# Catching Baitfish



## seafisher (Mar 11, 2003)

What is a good time of year to catch baitfish? I just purchased a trap and a 6' cast net and want to catch some bait.


----------



## Cdog (Mar 18, 2002)

Where ya talking about? Th fall is great to catch mullett in Hatteras.


----------



## Drumdum (Jan 6, 2003)

What kind of bait are you looking for?? The mullet should be coming out of the mud in the creeks in another wk or two.. And should be able to catch some "bullgugens" with that trap you got.. As I said before what kind of bait??


----------



## seafisher (Mar 11, 2003)

I want to catch mullet, pinfish, and mud minnows.


----------



## seafisher (Mar 11, 2003)

Forgot to mention menhaden.
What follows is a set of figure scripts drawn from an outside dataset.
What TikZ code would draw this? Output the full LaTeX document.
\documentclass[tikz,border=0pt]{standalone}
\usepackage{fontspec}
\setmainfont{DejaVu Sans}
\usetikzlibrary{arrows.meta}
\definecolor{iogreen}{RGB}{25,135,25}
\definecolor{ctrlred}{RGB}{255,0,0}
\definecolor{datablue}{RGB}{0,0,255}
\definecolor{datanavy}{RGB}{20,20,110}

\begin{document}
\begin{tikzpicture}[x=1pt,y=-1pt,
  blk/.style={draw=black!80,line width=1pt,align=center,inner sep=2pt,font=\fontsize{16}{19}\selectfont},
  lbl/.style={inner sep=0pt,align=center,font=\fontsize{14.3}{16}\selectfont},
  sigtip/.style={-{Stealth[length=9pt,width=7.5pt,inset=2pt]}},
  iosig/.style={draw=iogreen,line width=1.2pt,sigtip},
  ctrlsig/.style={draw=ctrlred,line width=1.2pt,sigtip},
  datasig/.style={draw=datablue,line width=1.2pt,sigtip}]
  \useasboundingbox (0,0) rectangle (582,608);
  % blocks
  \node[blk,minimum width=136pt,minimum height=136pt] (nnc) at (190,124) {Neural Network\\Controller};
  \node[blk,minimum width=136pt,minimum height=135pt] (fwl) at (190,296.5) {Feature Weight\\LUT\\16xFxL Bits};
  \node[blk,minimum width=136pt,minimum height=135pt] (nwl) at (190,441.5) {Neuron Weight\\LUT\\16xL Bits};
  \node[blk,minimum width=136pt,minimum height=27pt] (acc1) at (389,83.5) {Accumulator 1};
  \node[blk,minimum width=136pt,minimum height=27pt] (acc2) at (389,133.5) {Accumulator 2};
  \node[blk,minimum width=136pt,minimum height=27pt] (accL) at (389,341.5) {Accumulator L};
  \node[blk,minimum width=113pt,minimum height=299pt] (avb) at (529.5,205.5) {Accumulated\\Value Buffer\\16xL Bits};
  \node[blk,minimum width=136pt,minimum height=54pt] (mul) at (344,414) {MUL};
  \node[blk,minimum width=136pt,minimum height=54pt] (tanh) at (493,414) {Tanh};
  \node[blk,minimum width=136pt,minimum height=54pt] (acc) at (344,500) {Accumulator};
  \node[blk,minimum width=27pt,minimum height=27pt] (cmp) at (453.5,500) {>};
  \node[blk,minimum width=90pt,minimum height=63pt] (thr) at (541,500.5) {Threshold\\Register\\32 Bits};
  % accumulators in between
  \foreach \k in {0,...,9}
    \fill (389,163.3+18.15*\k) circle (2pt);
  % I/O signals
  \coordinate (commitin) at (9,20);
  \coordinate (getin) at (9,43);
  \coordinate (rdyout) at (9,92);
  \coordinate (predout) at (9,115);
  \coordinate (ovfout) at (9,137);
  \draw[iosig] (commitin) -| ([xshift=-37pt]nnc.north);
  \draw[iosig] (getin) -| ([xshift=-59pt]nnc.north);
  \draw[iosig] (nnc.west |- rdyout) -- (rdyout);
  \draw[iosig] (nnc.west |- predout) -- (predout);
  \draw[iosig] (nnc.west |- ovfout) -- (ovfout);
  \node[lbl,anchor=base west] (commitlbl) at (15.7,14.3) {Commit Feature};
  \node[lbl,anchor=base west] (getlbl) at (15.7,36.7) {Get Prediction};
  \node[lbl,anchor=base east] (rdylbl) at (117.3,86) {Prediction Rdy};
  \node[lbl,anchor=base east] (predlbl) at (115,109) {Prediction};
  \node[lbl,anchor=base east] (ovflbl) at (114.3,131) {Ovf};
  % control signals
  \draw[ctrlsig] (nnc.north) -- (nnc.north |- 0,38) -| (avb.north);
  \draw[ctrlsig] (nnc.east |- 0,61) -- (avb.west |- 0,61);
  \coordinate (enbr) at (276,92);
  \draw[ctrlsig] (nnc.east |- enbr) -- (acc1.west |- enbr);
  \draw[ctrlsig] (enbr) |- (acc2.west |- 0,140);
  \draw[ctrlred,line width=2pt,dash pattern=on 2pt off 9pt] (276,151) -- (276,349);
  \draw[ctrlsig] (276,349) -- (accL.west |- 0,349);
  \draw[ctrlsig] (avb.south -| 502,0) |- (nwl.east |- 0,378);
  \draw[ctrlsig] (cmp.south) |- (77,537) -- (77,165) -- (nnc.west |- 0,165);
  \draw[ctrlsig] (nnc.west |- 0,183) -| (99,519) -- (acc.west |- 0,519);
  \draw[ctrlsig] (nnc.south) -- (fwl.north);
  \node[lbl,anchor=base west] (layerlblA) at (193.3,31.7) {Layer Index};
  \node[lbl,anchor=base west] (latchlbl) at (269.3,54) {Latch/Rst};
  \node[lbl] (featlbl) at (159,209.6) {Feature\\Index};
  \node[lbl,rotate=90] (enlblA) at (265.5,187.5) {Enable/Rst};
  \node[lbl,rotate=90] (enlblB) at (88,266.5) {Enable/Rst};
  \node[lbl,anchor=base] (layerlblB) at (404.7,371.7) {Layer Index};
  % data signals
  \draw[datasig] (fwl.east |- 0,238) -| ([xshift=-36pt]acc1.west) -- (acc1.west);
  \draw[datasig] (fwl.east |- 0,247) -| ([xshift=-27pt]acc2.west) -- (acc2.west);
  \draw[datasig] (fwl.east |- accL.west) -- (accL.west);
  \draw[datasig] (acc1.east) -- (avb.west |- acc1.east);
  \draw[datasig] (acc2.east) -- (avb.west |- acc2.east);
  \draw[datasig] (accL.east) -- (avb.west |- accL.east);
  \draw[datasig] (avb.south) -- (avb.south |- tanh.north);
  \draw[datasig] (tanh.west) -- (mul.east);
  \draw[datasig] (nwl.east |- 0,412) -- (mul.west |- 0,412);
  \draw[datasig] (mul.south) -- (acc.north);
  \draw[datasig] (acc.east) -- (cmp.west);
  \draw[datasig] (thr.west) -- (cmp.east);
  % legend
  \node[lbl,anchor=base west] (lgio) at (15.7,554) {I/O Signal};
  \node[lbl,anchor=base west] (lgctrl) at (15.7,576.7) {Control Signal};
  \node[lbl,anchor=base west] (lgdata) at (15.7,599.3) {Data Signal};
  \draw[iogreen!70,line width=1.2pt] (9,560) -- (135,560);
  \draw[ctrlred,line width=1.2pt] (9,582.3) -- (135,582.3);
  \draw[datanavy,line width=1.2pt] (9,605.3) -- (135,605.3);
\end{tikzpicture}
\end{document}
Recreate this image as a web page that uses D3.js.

I like to fish with live bait


----------



## emanuel (Apr 2, 2002)

Pinfish are easy to catch, just try not to catch them and you'll have a bucketful in no time.


----------



## fishnkid (Sep 30, 2001)

haha emanuel i have dealt with that before. Down at the harbor in oregon inlet I think it was every 100 pinfish i would get a bluefish.


----------



## Drumdum (Jan 6, 2003)

Many of the creeks here in Hatteras are packed with pinfish and small menhaden in the summer..


----------



## seafisher (Mar 11, 2003)

Thanks for the info y'all.....I can't wait for the weather to clear up and warm up...its time to go fishin!


----------



## seafisher (Mar 11, 2003)

I'm plannin' a trip and I was wonderin' what is a good shrimp bait that can draw shrimp to a specific area so I can cast net them. Thanks


----------



## DD (Jan 11, 2003)

I think most of the baiting and cast netting for live shrimp is done in S.C.. Most anything you throw,in my experience,draws pinfish..


----------



## seafisher (Mar 11, 2003)

Well I know that they live where I'm goin because its on the NC/ SC border and I've seen them many times in the canal I just wanted to see if there was a mix or something that could draw them to a specific area.


----------



## sharkbite (Jun 8, 2001)

Not sure about any kind of bait to throw for shrimp but if you go at night try around lighted piers... the shrimp are drawn to the light.


----------



## seafisher (Mar 11, 2003)

Thanks, I think I found what I was lookin for. Corn meal balls with peanut butter or clay to hold the corn meal together.


----------



## OBXFOOL (Aug 27, 2002)

I don't remember the sight, but it gave a recipe for shrip bait of fish meal, corn meal, mud and water mixed together to form a thick heavy ball. That was then dropped in the water and given an hour or so to sit and then they would go back and cast a net over the area of the bait ball. 
Also saw a similiar mixture used on hand on history show about shrimping.

Good Luck


----------



## Flounderman (Feb 4, 2001)

Corn Meal has Balls??


----------



## Drumdum (Jan 6, 2003)

I just talked to a couple of folks last night,who,kindly,gave us some shrimp..  They said they used bone meal and clay packed into a ball.. Would drop it next to a stake that marked it,then after the bone meal did it's job they would come back to the stake and throw the castnet down current where the shrimp were on the chum and WALLA,they had a cooler full of the rascals in no time,acording to them. I believe them,cause I'm gonna eat some of em..  
BTW,they also told me you had to have some kind of SC license to throw the net,they are from NC and said only thier bud from SC could throw it..


----------